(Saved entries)
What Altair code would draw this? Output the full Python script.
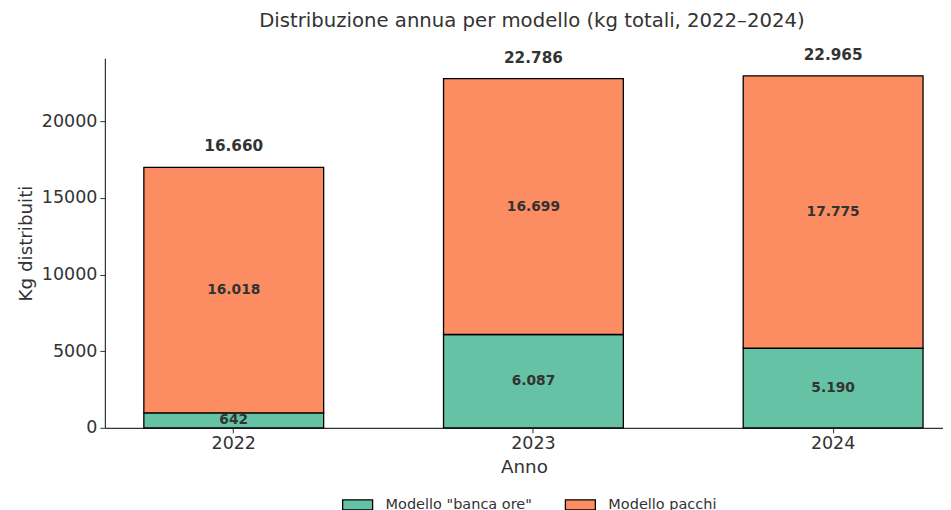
import altair as alt
import pandas as pd

anni = ["2022", "2023", "2024"]
modelli = ['Modello "banca ore"', "Modello pacchi"]
banca_ore = [980, 6087, 5190]
pacchi = [16018, 16699, 17775]
etichette_banca = ["642", "6.087", "5.190"]
etichette_pacchi = ["16.018", "16.699", "17.775"]
etichette_totali = ["16.660", "22.786", "22.965"]
colori = ["#66c2a5", "#fc8d62"]

rows = []
for i, a in enumerate(anni):
    rows.append({"Anno": a, "Modello": modelli[0], "valore": banca_ore[i], "label": etichette_banca[i], "ordine": 0})
    rows.append({"Anno": a, "Modello": modelli[1], "valore": pacchi[i], "label": etichette_pacchi[i], "ordine": 1})
df = pd.DataFrame(rows)
tot = pd.DataFrame({"Anno": anni, "totale": [b + p for b, p in zip(banca_ore, pacchi)], "label": etichette_totali})

FONT = "DejaVu Sans"
TXT = "#333333"

xscale = alt.Scale(domain=anni, paddingInner=0.4, paddingOuter=0.0983, align=0.661)
yscale = alt.Scale(domain=[0, 24113], nice=False, zero=True)

base = alt.Chart(df)

bars = base.mark_bar(stroke="black", strokeWidth=1.3).encode(
    x=alt.X("Anno:N", scale=xscale, title="Anno",
            axis=alt.Axis(labelAngle=0)),
    y=alt.Y("valore:Q", stack="zero", scale=yscale, title="Kg distribuiti",
            axis=alt.Axis(values=[0, 5000, 10000, 15000, 20000], format="d")),
    color=alt.Color("Modello:N", scale=alt.Scale(domain=modelli, range=colori),
                    legend=alt.Legend(title=None, orient="none", direction="horizontal",
                                      legendX=237, legendY=431, padding=0,
                                      symbolType="M-1,-0.34H1V0.34H-1Z", symbolSize=900,
                                      symbolStrokeColor="black", symbolStrokeWidth=1.3,
                                      symbolOpacity=1,
                                      labelFontSize=14.5, labelFont=FONT, labelColor=TXT,
                                      columnPadding=30, labelOffset=12)),
    order=alt.Order("ordine:Q"),
)

inner = base.transform_stack(
    stack="valore", groupby=["Anno"], as_=["v0", "v1"], sort=[alt.SortField("ordine")]
).transform_calculate(mid="(datum.v0 + datum.v1) / 2").mark_text(
    font=FONT, fontSize=13.8, fontWeight="bold", color=TXT, baseline="middle"
).encode(
    x=alt.X("Anno:N", scale=xscale),
    y=alt.Y("mid:Q", scale=yscale),
    text="label:N",
)

totals = alt.Chart(tot).mark_text(
    font=FONT, fontSize=15.3, fontWeight="bold", color=TXT, baseline="middle", dy=-21
).encode(
    x=alt.X("Anno:N", scale=xscale),
    y=alt.Y("totale:Q", scale=yscale),
    text="label:N",
)

chart = alt.layer(bars, inner, totals).properties(
    width=839, height=370,
    padding={"left": 8, "top": 2, "right": 0, "bottom": 0},
    title=alt.TitleParams("Distribuzione annua per modello (kg totali, 2022–2024)",
                          font=FONT, fontSize=19.7, fontWeight="normal", color=TXT,
                          offset=17, dx=8),
).configure_view(stroke=None).configure_axis(
    grid=False, domainColor="#333333", tickColor="#333333", domainWidth=1.2,
    tickSize=5, labelFont=FONT, titleFont=FONT, labelFontSize=17.5, titleFontSize=18.3,
    labelColor=TXT, titleColor=TXT, titleFontWeight="normal",
).configure_axisX(labelPadding=2, titlePadding=6).configure_axisY(labelPadding=3, titlePadding=6)

chart.save("out.html", embed_options={"renderer": "svg", "actions": False})
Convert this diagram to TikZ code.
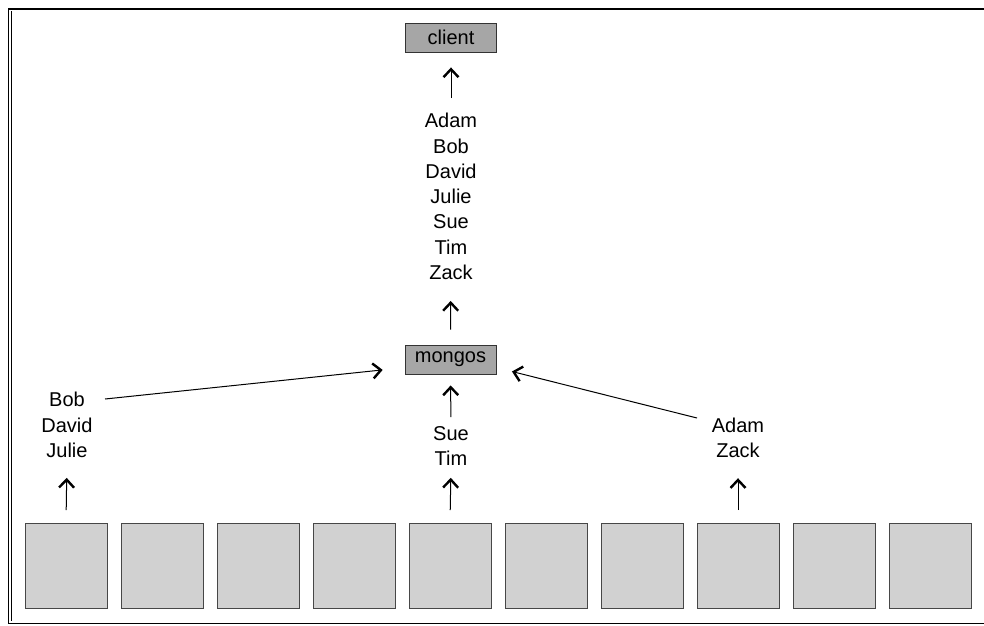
\documentclass[tikz,border=0pt]{standalone}
\usepackage{fontspec}
\setmainfont{Liberation Sans}
\usetikzlibrary{positioning,arrows.meta}

\begin{document}
\begin{tikzpicture}[
  x=1pt, y=-1pt,
  font=\fontsize{20}{25.3}\selectfont,
  srv/.style={rectangle, draw=black!80, line width=0.9pt, fill=black!35,
              minimum width=91pt, minimum height=29pt, inner sep=0pt},
  shard/.style={rectangle, draw=black!72, line width=1pt, fill=black!18,
                minimum width=82pt, minimum height=85pt, inner sep=0pt, outer sep=0pt},
  names/.style={align=center, inner sep=0pt},
  arr/.style={-{Straight Barb[length=8pt, width=15pt, line width=2.4pt]}, line width=1pt}
]
\useasboundingbox (0,0) rectangle (984,625);
% frame
\draw[line width=2.2pt] (8,9) -- (984,9);
\draw[line width=0.8pt] (8,9) -- (8,623) -- (984,623);
\draw[line width=0.8pt] (11,11) -- (11,621);

\node[srv] (client) at (451,37.5) {client};
\node[srv] (mongos) at (450.5,359.5) {mongos};

\node[names] (all) at (451,196.5) {Adam\\Bob\\David\\Julie\\Sue\\Tim\\Zack};
\node[names] (lft) at (67,425) {Bob\\David\\Julie};
\node[names] (mid) at (451,446) {Sue\\Tim};
\node[names] (rgt) at (738,438) {Adam\\Zack};

% shards
\foreach \i in {0,...,9}
  \node[shard] (s\i) at (66+96*\i,565.5) {};

\coordinate (bobout) at (105,399);
\coordinate (adamout) at (697,418);

\draw[arr, shorten <=15pt, shorten >=15pt] (all) -- (client);
\draw[arr, shorten <=15pt, shorten >=21pt] (mongos) -- (all);
\draw[arr, shorten <=9pt, shorten >=11pt] (mid) -- (mongos);
\draw[arr, shorten >=22pt] (bobout) -- (mongos.190);
\draw[arr, shorten >=16pt] (adamout) -- (mongos.-10);

\draw[arr, shorten <=13pt, shorten >=20pt] (s0.north) -- (lft.south);
\draw[arr, shorten <=13pt, shorten >=12pt] (s4.north) -- (mid.south);
\draw[arr, shorten <=13pt, shorten >=20pt] (s7.north) -- (rgt.south);
\end{tikzpicture}
\end{document}
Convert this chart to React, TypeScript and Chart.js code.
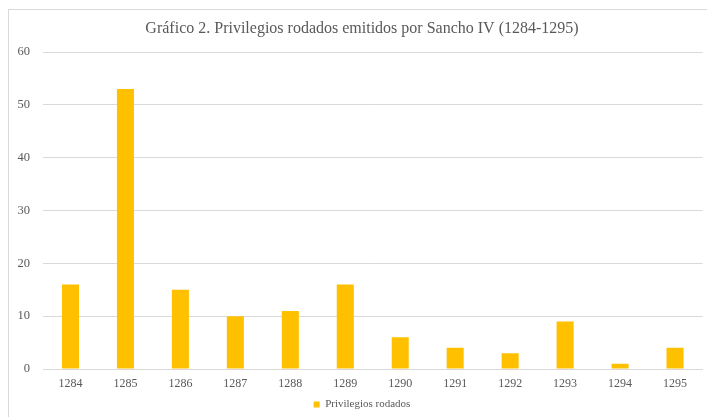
import React, { useEffect, useRef } from "react";
import { Chart, registerables } from "chart.js";

Chart.register(...registerables);

const years = ["1284", "1285", "1286", "1287", "1288", "1289", "1290", "1291", "1292", "1293", "1294", "1295"];
const privilegios = [16, 53, 15, 10, 11, 16, 6, 4, 3, 9, 1, 4];
const seriesName = "Privilegios rodados";
const chartTitle = "Gráfico 2. Privilegios rodados emitidos por Sancho IV (1284-1295)";

const FONT = "'Liberation Serif', 'DejaVu Serif', serif";
const TEXT = "#595959";
const GRID = "#d9d9d9";
const GOLD = "#FFC000";

export default function App() {
  const ref = useRef<HTMLCanvasElement | null>(null);

  useEffect(() => {
    if (!ref.current) return;
    const chart = new Chart(ref.current, {
      type: "bar",
      data: {
        labels: years,
        datasets: [
          {
            label: seriesName,
            data: privilegios,
            backgroundColor: GOLD,
            borderWidth: 0,
            barPercentage: 0.62,
            categoryPercentage: 0.5,
            yAxisID: "y",
          },
        ],
      },
      options: {
        animation: false,
        responsive: false,
        maintainAspectRatio: false,
        layout: { padding: { left: 0, right: 0, top: 0, bottom: 0 } },
        plugins: {
          title: {
            display: true,
            text: chartTitle,
            color: TEXT,
            font: { family: FONT, size: 16, weight: "normal" },
            padding: { top: 19.4, bottom: 13.4 },
          },
          legend: {
            display: true,
            position: "bottom",
            labels: {
              color: TEXT,
              font: { family: FONT, size: 11 },
              boxWidth: 6,
              boxHeight: 6,
              padding: 6,
            },
          },
          tooltip: { enabled: false },
        },
        scales: {
          x: {
            grid: { display: false, drawTicks: false },
            border: { display: true, color: GRID, width: 1 },
            ticks: {
              color: TEXT,
              font: { family: FONT, size: 12 },
              padding: 8,
              maxRotation: 0,
            },
            afterFit: (scale: any) => {
              scale.height = 24;
            },
          },
          y: {
            position: "left",
            min: 0,
            max: 60,
            grid: { color: GRID, lineWidth: 1, drawTicks: false },
            border: { display: false },
            ticks: {
              stepSize: 10,
              color: TEXT,
              font: { family: FONT, size: 12.5 },
              padding: 13,
            },
            afterFit: (scale: any) => {
              scale.width = 43;
            },
          },
          y2: {
            position: "right",
            display: true,
            grid: { display: false, drawTicks: false },
            border: { display: false },
            ticks: { display: false },
            afterFit: (scale: any) => {
              scale.width = 21.5;
            },
          },
        },
      },
    });
    return () => chart.destroy();
  }, []);

  return (
    <div>
      <div
        style={{
          position: "fixed",
          left: 8,
          top: 9,
          width: 720,
          height: 420,
          border: "1px solid #d9d9d9",
          boxSizing: "border-box",
        }}
      />
      <canvas
        ref={ref}
        width={724}
        height={420}
        style={{ position: "fixed", left: 0, top: 0, width: 724, height: 420 }}
      />
    </div>
  );
}
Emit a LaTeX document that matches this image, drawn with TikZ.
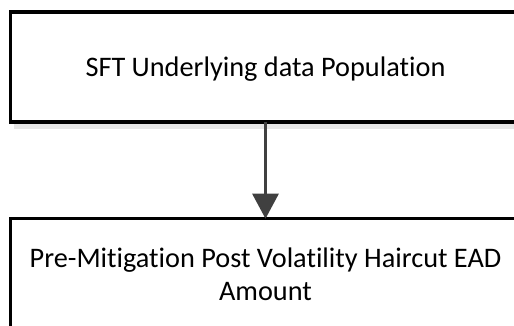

§ DIRECTIVE: Copy out every line of the data that includes "React".

§ TASK SOLUTION:
Convert this chart to React, TypeScript and Chart.js code.
import React, { useEffect, useRef } from "react";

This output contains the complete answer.